An Evaluation on the Relation between Chronic Mouth Breathing and Children IQ


N Berjis * , +

How to Cite: Berjis N. An Evaluation on the Relation between Chronic Mouth Breathing and Children IQ, Shiraz E-Med J. Online ahead of Print ; 7(4):20417.


Shiraz E-Medical Journal: 7 (4); 1-4
Article Type: Research Article
Received: December 29, 2005
Accepted: August 25, 2006


At the beginning of the 3rd millennium, one of the most important wishes of the human being is to prevent the causes that disturb the intelligence, especially in the childhood.

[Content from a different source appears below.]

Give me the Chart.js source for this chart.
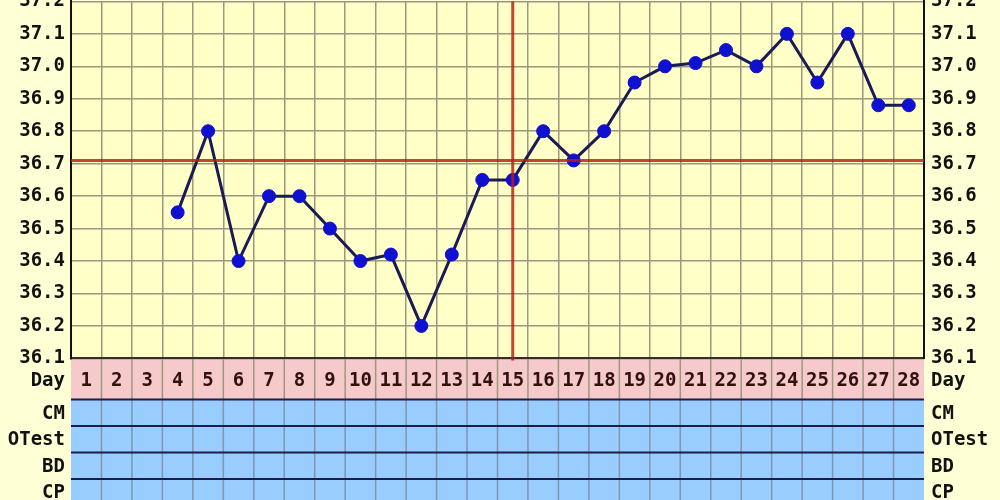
<!DOCTYPE html>
<html><head><meta charset="utf-8">
<script src="https://cdn.jsdelivr.net/npm/chart.js@4"></script>
<style>
html,body{margin:0;padding:0;background:#FFFFD6;overflow:hidden}
#wrap{position:relative;width:1000px;height:500px;overflow:hidden;background:#FFFFD6}
#c{position:absolute;left:0;top:0}
</style></head><body>
<div id="wrap"><canvas id="c" width="1000" height="540"></canvas></div>
<script>
const days = ['1','2','3','4','5','6','7','8','9','10','11','12','13','14','15','16','17','18','19','20','21','22','23','24','25','26','27','28'];
const temps = [null,null,null,36.55,36.80,36.40,36.60,36.60,36.50,36.40,36.42,36.20,36.42,36.65,36.65,36.80,36.71,36.80,36.95,37.00,37.01,37.05,37.00,37.10,36.95,37.10,36.88,36.88];
const yTicks = [36.1,36.2,36.3,36.4,36.5,36.6,36.7,36.8,36.9,37.0,37.1,37.2];
const rowLabels = ['CM','OTest','BD','CP'];
const dayLabel = 'Day';
const coverline = 36.71;
const ovulationDay = '15';

const FONT = {family:'"DejaVu Sans Mono", monospace', size:19, weight:'bold'};
const GRID = '#9c9880';
const PLOT_H = 357;      // chart area height
const PINK_H = 41;
const ROW_H = 26.5;
let topGuess = 14;

const bands = {
  id:'bands',
  beforeDraw(chart){
    const {ctx, chartArea:ca, width, height} = chart;
    ctx.save();
    ctx.fillStyle = '#FFFFD6'; ctx.fillRect(0,0,width,height);
    ctx.fillStyle = '#FFFFC8'; ctx.fillRect(ca.left, ca.top, ca.width, ca.height);
    ctx.fillStyle = '#F6CACA'; ctx.fillRect(ca.left, ca.bottom, ca.width, PINK_H);
    ctx.fillStyle = '#99CCFF'; ctx.fillRect(ca.left, ca.bottom+PINK_H, ca.width, height-ca.bottom-PINK_H);
    const w = ca.width / days.length;
    for (let i=1;i<days.length;i++){
      const x = ca.left + i*w;
      ctx.strokeStyle = GRID; ctx.lineWidth = 1.5;
      ctx.beginPath(); ctx.moveTo(x, ca.bottom); ctx.lineTo(x, ca.bottom+PINK_H); ctx.stroke();
      ctx.strokeStyle = '#7f96ad';
      ctx.beginPath(); ctx.moveTo(x, ca.bottom+PINK_H); ctx.lineTo(x, height); ctx.stroke();
    }
    ctx.strokeStyle = '#1c1c48'; ctx.lineWidth = 2;
    for (let k=0;k<rowLabels.length;k++){
      const y = ca.bottom + PINK_H + k*ROW_H;
      ctx.beginPath(); ctx.moveTo(ca.left, y); ctx.lineTo(ca.right, y); ctx.stroke();
    }
    ctx.restore();
  },
  afterDatasetsDraw(chart){
    const {ctx, chartArea:ca} = chart;
    const ys = chart.scales.y, xs = chart.scales.x;
    ctx.save();
    ctx.strokeStyle = 'rgba(185,28,16,0.82)'; ctx.lineWidth = 3;
    const yc = ys.getPixelForValue(coverline);
    ctx.beginPath(); ctx.moveTo(ca.left, yc); ctx.lineTo(ca.right, yc); ctx.stroke();
    const xo = xs.getPixelForValue(days.indexOf(ovulationDay));
    ctx.beginPath(); ctx.moveTo(xo, ca.top); ctx.lineTo(xo, ca.bottom+2); ctx.stroke();
    ctx.restore();
  },
  afterDraw(chart){
    const {ctx, chartArea:ca} = chart;
    ctx.save();
    ctx.font = `${FONT.weight} ${FONT.size}px ${FONT.family}`;
    ctx.fillStyle = '#111';
    ctx.textBaseline = 'middle';
    const rows = [[dayLabel, ca.bottom+23]];
    rowLabels.forEach((l,k)=>rows.push([l, ca.bottom+PINK_H+(k+0.5)*ROW_H+1]));
    rows.forEach(([t,y])=>{
      ctx.textAlign='right'; ctx.fillText(t, ca.left-6, y);
      ctx.textAlign='left'; ctx.fillText(t, ca.right+7, y);
    });
    ctx.restore();
  }
};

const chart = new Chart(document.getElementById('c'), {
  type:'line',
  data:{labels:days, datasets:[{
    data:temps, borderColor:'#1a1a55', borderWidth:3,
    pointRadius:6.5, pointHoverRadius:6.5,
    pointBackgroundColor:'#1010d0', pointBorderColor:'#1010d0', pointBorderWidth:1,
    tension:0, spanGaps:false
  }]},
  options:{
    responsive:false, animation:false, devicePixelRatio:1,
    layout:{padding:0},
    plugins:{legend:{display:false}, tooltip:{enabled:false}},
    scales:{
      x:{
        offset:true,
        grid:{offset:true, color:GRID, lineWidth:1.5, drawTicks:false},
        border:{display:true, color:'#3a2a2a', width:2},
        ticks:{font:FONT, color:'#301010', padding:11, maxRotation:0, autoSkip:false},
        afterFit(s){ s.height = s.chart.height - (topGuess + PLOT_H); }
      },
      y:{
        position:'left', min:36.1, max:37.2,
        afterBuildTicks(s){ s.ticks = yTicks.map(v=>({value:v})); },
        grid:{color:GRID, lineWidth:1.5, drawTicks:false},
        border:{display:true, color:'#111', width:2},
        ticks:{font:FONT, color:'#111', padding:6, callback:v=>Number(v).toFixed(1)},
        afterFit(s){ s.width = 71; }
      },
      y2:{
        position:'right', min:36.1, max:37.2,
        afterBuildTicks(s){ s.ticks = yTicks.map(v=>({value:v})); },
        grid:{display:false, drawTicks:false},
        border:{display:true, color:'#111', width:2},
        ticks:{font:FONT, color:'#111', padding:7, callback:v=>Number(v).toFixed(1)},
        afterFit(s){ s.width = 76; }
      }
    }
  },
  plugins:[bands]
});
if (Math.abs(chart.chartArea.top - topGuess) > 0.01){
  topGuess = chart.chartArea.top;
  chart.update();
}
document.getElementById('c').style.top = (1 - chart.chartArea.top) + 'px';
</script>
</body></html>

One of the most famous disorders that seems to have such an effect, is Obstructive Sleep Apnea Syndrome (OSAS), however, only a few studies have described the level of intelligence or cognition in the children with OSAS. Because of finding no preliminary study to search for any relation between the intelligence and chronic nasal or nasopharyngeal obstruction leading to chronic mouth breathing in the literature, the authors arranged a study to evaluate this relation. In a nonrandomized cross- sectional study, 60 otherwise healthy children with 6-12 years of age whom had been referred to the clinic of otolaryngology of Al- Zahra hospital in Isfahan were selected as the case group with the chief complaint of mouth breathing for at least 2 months. Besides, we selected 60 healthy children from 2 schools in Isfahan as the control group that had no history of chronic mouth breathing during last 6 months. All cases were referred to the clinic of psychiatry to test their intelligence. The data gathered and analyzed using T-Test. The study resulted that mean IQ of 60 subjects in the case group, with a range of 89-114, was measured about 100.07 6.15. Mean IQ of the subjects in the control group was measured about 102.73 6.14 (range 94-124). There was a statistically significant difference between the mean IQ of the case and control groups; so, there was found a relation between IQ and chronic mouth breathing (P=0.02). It is concluded that the chronic mouth breathing would lead to a lowered IQ comparing with the control group. Some of the most common causes of mouth breathing due to nasal or nasopharyngeal obstruction are adenoid hypertrophy and allergic rhinitis. The treatments of both of etiologies are easily accessible. This means that the lowered IQ of children with chronic nasal or nasopharyngeal obstruction seems to be, at least in some degree, preventable. These initial findings about the relation of IQ and chronic mouth breathing suggest that these are identifiable and preventable sequelae of childhood and that it is very important to evaluate the etiology of this problem and improve the patients' IQ with the appropriate intervention.